As I approached, the white one stomped his hoof on the ground. As I got closer, he did it again. I imagined he was being protective of the brown one, which I suspected was female. My dogs behave in a similar way at our property line – the male is somewhat aggressive while the female hangs back.
Anyway, I thought it best to leave the creatures in peace. As I ran off, I noticed the brown one tracking me, watching as I reached the end of the trail and doubled back the other way. She didn’t take her eyes off me until I disappeared into the nearby redwood forest.
It was probably just my imagination but I wondered if she wasn’t wishing she could do what I was doing, running free. These horses are obviously domesticated and dependent on humans, but let’s face it; a cage is still a cage no matter how big it is.
That got me thinking about the whole 99 percent – income inequality thing and the incessant whining of those who think they’ve gotten the shaft.
They think they’re entitled to a better life, but they’re actually not. In a free society you get life. You get liberty. And you get to pursue happiness, success or whatever floats your boat. But there are no guarantees. That depends on each and every one of us.
They act like victims – like they’re caged-in and prevented from running free like those horses – but they’re not. They are free. But by feeling entitled to things they don’t earn on their own, they give up that freedom. The irony is they actually want things handed to them. They want to be fed and watered. They’re choosing to be domesticated.
And yet, there’s an even greater irony here.
You see, I grew up with nothing on the streets of New York and somehow managed to do pretty well for myself. Likewise, Starbucks founder Howard Schultz, Goldman Sachs CEO Lloyd Blankfein, and FUBU founder Daymond John of Shark Tank fame all started out the same way. So did Softbank CEO Masayoshi Son and Alibaba chairman Jack Ma, now the richest men in Japan and China, respectively.

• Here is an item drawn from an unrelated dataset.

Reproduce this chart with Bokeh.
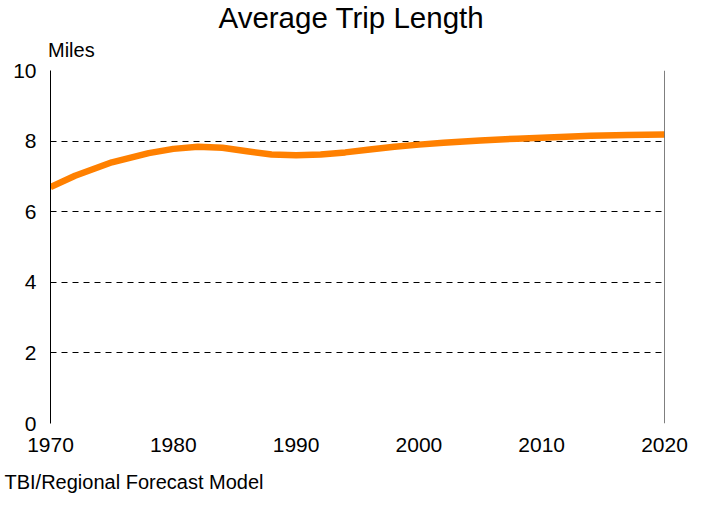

The great irony is that, the very thing the 99 percent complain about – that they’re not privileged – is what drives the rest of us to achieve great things in life and become part of the one percent. Perhaps the most powerful driving force behind highly successful people is something called adversity.
Adversity sucks. It’s painful. It’s challenging. And that’s precisely why it’s such an important motivator. It’s a hurdle we have to overcome. And overcoming hurdles, oddly enough, is what we do in the business world. As it turns out, growing up with adversity is the best training there is for becoming a successful business leader.
Don’t whine about how bad you have it. It’s probably the best thing you’ve got going for you.